In my mind, shit shit shit. My good day, right out the window.

Garren said something else but I missed it, desperately trying to back-trace, to come up with a workable lie. Then he said, "I know who you are." And I said something like, "How could that be? I don't even live here."

"Really? Where are you from?"

"New Mexico. Santa Fe, most recently."

Garren looked me in the face. He looked down at my shirt. He looked me in the face again. "That's a good restaurant, too," he said.

I looked him in the face, then looked down at my shirt — the one I'd grabbed from the pile on the floor way back when this had still been my good day. I could read it upside down just as easily as Garren could right side up. It was a Frasca T-shirt. Shit shit shit...

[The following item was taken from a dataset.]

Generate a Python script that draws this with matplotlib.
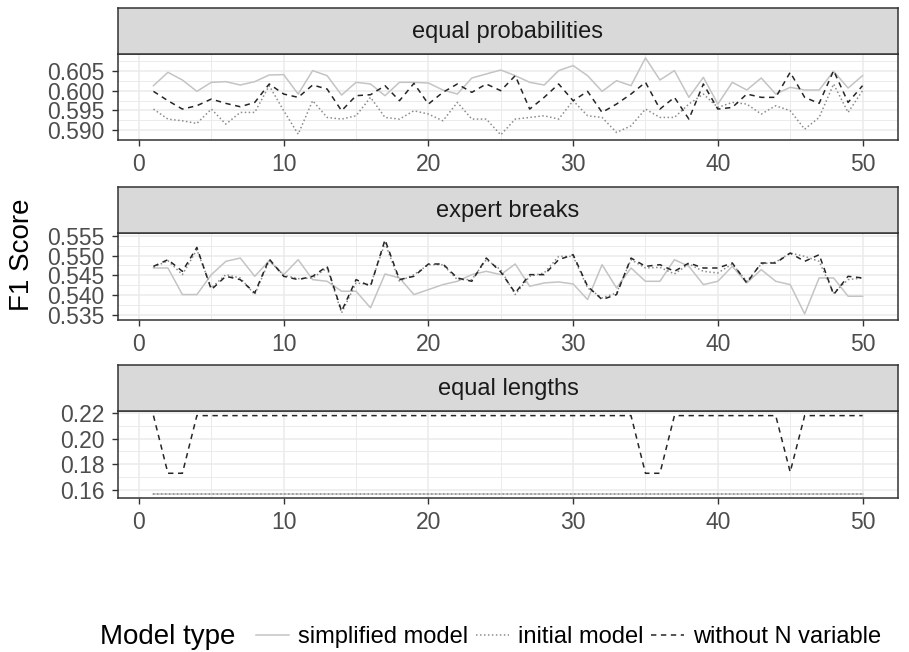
import numpy as np
import matplotlib.pyplot as plt
from matplotlib.lines import Line2D
from matplotlib.ticker import FixedLocator, FormatStrFormatter

plt.rcParams['font.family'] = ['Liberation Sans', 'DejaVu Sans']

# ---- data ----
runs = np.arange(1, 51)

facets = ['equal probabilities', 'expert breaks', 'equal lengths']

# equal probabilities
ep_simplified = [0.60127, 0.60466, 0.60271, 0.59983, 0.60212, 0.60229, 0.60144, 0.60229, 0.60398, 0.60407,
                 0.59915, 0.60509, 0.60381, 0.59890, 0.60212, 0.60170, 0.59873, 0.60212, 0.60212, 0.60195,
                 0.60017, 0.59915, 0.60322, 0.60424, 0.60525, 0.60381, 0.60212, 0.60144, 0.60509, 0.60636,
                 0.60381, 0.59983, 0.60254, 0.60127, 0.60831, 0.60271, 0.60509, 0.59831, 0.60339, 0.59661,
                 0.60212, 0.60017, 0.60322, 0.59915, 0.60085, 0.60017, 0.60017, 0.60492, 0.60068, 0.60381]
ep_initial = [0.59534, 0.59280, 0.59237, 0.59169, 0.59534, 0.59153, 0.59449, 0.59449, 0.60127, 0.59492,
              0.58898, 0.59746, 0.59322, 0.59280, 0.59364, 0.59831, 0.59322, 0.59280, 0.59492, 0.59407,
              0.59237, 0.59703, 0.59280, 0.59280, 0.58881, 0.59280, 0.59322, 0.59364, 0.59280, 0.59746,
              0.59364, 0.59322, 0.58941, 0.59110, 0.59534, 0.59322, 0.59322, 0.59661, 0.59915, 0.59576,
              0.59703, 0.59661, 0.59407, 0.59619, 0.59492, 0.59025, 0.59322, 0.60170, 0.59449, 0.60000]
ep_without_n = [0.59983, 0.59746, 0.59534, 0.59619, 0.59788, 0.59678, 0.59593, 0.59703, 0.60170, 0.59915,
                0.59831, 0.60144, 0.60042, 0.59492, 0.59873, 0.59898, 0.60127, 0.59746, 0.60186, 0.59661,
                0.59958, 0.60170, 0.59958, 0.60170, 0.60000, 0.60381, 0.59534, 0.59831, 0.60170, 0.59746,
                0.59983, 0.59449, 0.59661, 0.59915, 0.60212, 0.59534, 0.59831, 0.59280, 0.60170, 0.59534,
                0.59576, 0.59915, 0.59831, 0.59831, 0.60466, 0.59831, 0.59678, 0.60509, 0.59703, 0.60127]

# expert breaks
eb_simplified = [0.54685, 0.54685, 0.54013, 0.54013, 0.54517, 0.54853, 0.54937, 0.54475, 0.54870, 0.54517,
                 0.54895, 0.54391, 0.54349, 0.54097, 0.54097, 0.53677, 0.54534, 0.54433, 0.54013, 0.54139,
                 0.54265, 0.54349, 0.54517, 0.54601, 0.54517, 0.54786, 0.54223, 0.54307, 0.54332, 0.54282,
                 0.53887, 0.54769, 0.54181, 0.54685, 0.54349, 0.54349, 0.54895, 0.54727, 0.54265, 0.54349,
                 0.54727, 0.54307, 0.54643, 0.54349, 0.54265, 0.53525, 0.54433, 0.54433, 0.53971, 0.53971]
eb_initial = [0.54702, 0.54870, 0.54517, 0.55147, 0.54181, 0.54517, 0.54433, 0.54013, 0.54870, 0.54500,
              0.54416, 0.54433, 0.54685, 0.53550, 0.54307, 0.54265, 0.55315, 0.54349, 0.54517, 0.54769,
              0.54769, 0.54391, 0.54391, 0.54895, 0.54643, 0.54013, 0.54475, 0.54559, 0.54979, 0.54979,
              0.54181, 0.53929, 0.54055, 0.54895, 0.54685, 0.54702, 0.54534, 0.54786, 0.54601, 0.54559,
              0.54786, 0.54349, 0.54786, 0.54836, 0.55063, 0.54979, 0.54853, 0.54055, 0.54391, 0.54433]
eb_without_n = [0.54727, 0.54895, 0.54601, 0.55206, 0.54139, 0.54475, 0.54391, 0.54055, 0.54912, 0.54475,
                0.54391, 0.54475, 0.54727, 0.53592, 0.54391, 0.54223, 0.55399, 0.54391, 0.54475, 0.54786,
                0.54786, 0.54433, 0.54349, 0.54937, 0.54584, 0.54055, 0.54517, 0.54517, 0.54895, 0.55021,
                0.54223, 0.53887, 0.54013, 0.54937, 0.54727, 0.54769, 0.54601, 0.54811, 0.54685, 0.54685,
                0.54811, 0.54307, 0.54811, 0.54811, 0.55063, 0.54853, 0.55021, 0.54013, 0.54475, 0.54433]

# equal lengths
el_simplified = [0.1565] * 50
el_initial = [0.1565] * 50
el_without_n = [0.218, 0.173, 0.173] + [0.218] * 30 + [0.218, 0.173, 0.173] + [0.218] * 8 + [0.174] + [0.218] * 5

series = {
    'equal probabilities': (ep_simplified, ep_initial, ep_without_n),
    'expert breaks': (eb_simplified, eb_initial, eb_without_n),
    'equal lengths': (el_simplified, el_initial, el_without_n),
}

y_limits = {
    'equal probabilities': (0.5875, 0.6093),
    'expert breaks': (0.5337, 0.5557),
    'equal lengths': (0.1537, 0.2216),
}
y_ticks = {
    'equal probabilities': [0.590, 0.595, 0.600, 0.605],
    'expert breaks': [0.535, 0.540, 0.545, 0.550, 0.555],
    'equal lengths': [0.16, 0.18, 0.20, 0.22],
}
x_ticks = [0, 10, 20, 30, 40, 50]

# ---- styling ----
W, H = 909, 652
styles = [
    dict(color='#c4c4c4', linestyle='-', label='simplified model'),
    dict(color='#8c8c8c', linestyle=(0, (1, 1.6)), label='initial model'),
    dict(color='#262626', linestyle=(0, (3.5, 3)), label='without N variable'),
]
lw = 1.1
tick_size = 16.5
border = '#333333'

fig = plt.figure(figsize=(W / 100, H / 100), dpi=100)

# pixel layout: (strip top, panel top, panel bottom)
rows = [(8, 54, 140), (187, 233, 320), (365, 411, 498)]
left, right = 118, 898

for name, (s_top, p_top, p_bot) in zip(facets, rows):
    ax = fig.add_axes([left / W, 1 - p_bot / H, (right - left) / W, (p_bot - p_top) / H])
    for vals, st in zip(series[name], styles):
        ax.plot(runs, vals, lw=lw, **st)
    ax.set_xlim(-1.45, 52.45)
    ax.set_ylim(*y_limits[name])
    ax.xaxis.set_major_locator(FixedLocator(x_ticks))
    ax.xaxis.set_minor_locator(FixedLocator([5, 15, 25, 35, 45]))
    yt = y_ticks[name]
    step = yt[1] - yt[0]
    ax.yaxis.set_major_locator(FixedLocator(yt))
    ax.yaxis.set_minor_locator(FixedLocator([yt[0] - step / 2] + [t + step / 2 for t in yt]))
    ax.yaxis.set_major_formatter(FormatStrFormatter('%.2f' if name == 'equal lengths' else '%.3f'))
    ax.grid(which='major', color='#ebebeb', lw=1.1)
    ax.grid(which='minor', color='#ebebeb', lw=0.7)
    ax.set_axisbelow(True)
    ax.tick_params(which='major', length=4.5, width=1.0, color=border,
                   labelsize=tick_size, labelcolor='#4d4d4d', pad=5)
    ax.tick_params(which='minor', length=0)
    for sp in ax.spines.values():
        sp.set_color(border)
        sp.set_linewidth(1.1)

    sax = fig.add_axes([left / W, 1 - p_top / H, (right - left) / W, (p_top - s_top) / H])
    sax.set_facecolor('#d9d9d9')
    sax.set_xticks([])
    sax.set_yticks([])
    for sp in sax.spines.values():
        sp.set_color(border)
        sp.set_linewidth(1.1)
    sax.text(0.5, 0.47, name, ha='center', va='center', fontsize=17, color='#1a1a1a',
             transform=sax.transAxes)

fig.text(22 / W, 1 - 255 / H, 'F1 Score', rotation=90, ha='center', va='center', fontsize=20)

# legend at the bottom
fig.text(100 / W, 1 - 637 / H, 'Model type', ha='left', va='center', fontsize=20)
handles = [Line2D([], [], lw=lw, **st) for st in styles]
fig.legend(handles=handles, loc='center left', bbox_to_anchor=(256 / W, 1 - 637 / H), ncol=3,
           frameon=False, fontsize=17, handlelength=1.4, handletextpad=0.4,
           columnspacing=0.3, borderaxespad=0, borderpad=0)

fig.savefig('out.png', dpi=100)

"Yeah," I laughed, breaking the first rule of effective lying, adding pointless details a mile a minute. "That's why I'm in town. To see Lachlan. I knew him back in California when he was still working for..."

No way in hell Garren was buying any of this. Eventually, I just stammered to a halt.

Busted.

I smiled a defeated smile. Garren gave me a smile back — a knowing one. "Hope you liked your breakfast," he said. I told him that I had, that it had been excellent. And then I left — slinking out the door, leaving my bad lie and my anonymity behind, consoled only by the fact that now I could return to Mona's and eat the corned beef hash whenever I wanted.

And I'd been having such a good day.